Pour être accompagnées par l’incubateur, les jeunes entreprises doivent compter au moins une femme dans leur équipe dirigeante. Un quota assez bas mais qui permettrait d’assurer ensuite la parité selon Caroline Ramade, déléguée générale à Paris Pionnières : “Quand vous avez au moins une femme dirigeante, la mixité est naturelle. Aujourd’hui on a 50 % d’hommes dans l’incubateur.”

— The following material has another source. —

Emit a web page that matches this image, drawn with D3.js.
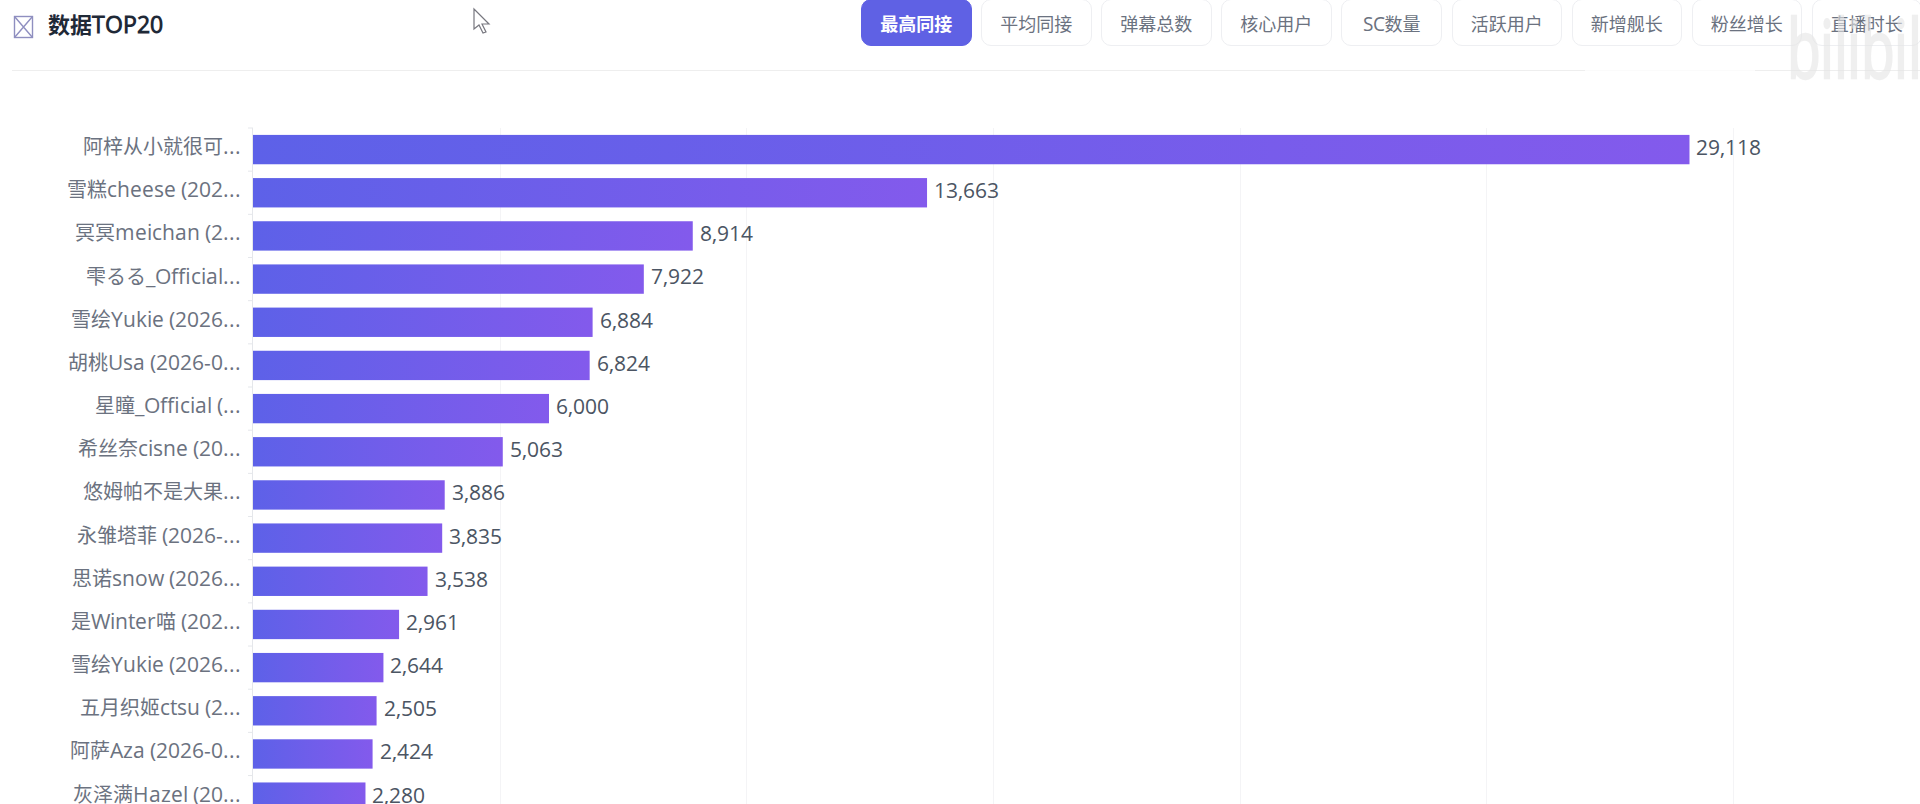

La parité n’est pas seulement un enjeu sociétal pour l’innovation, il s’agit aussi d’un moteur économique selon Caroline Ramade : “C’est un réservoir de croissance colossal et presque une urgence économique. Les femmes représentent la moitié de l’humanité, donc en avoir dans les comités de direction est un enjeu stratégique : elles représentent une part de marché énorme et les entreprises en ont besoin pour penser des produits adaptés.” Un argument rentabilité qui parlera sans doute aux entrepreneurs, en attendant de voir émerger des PDG femmes de start-ups à succès.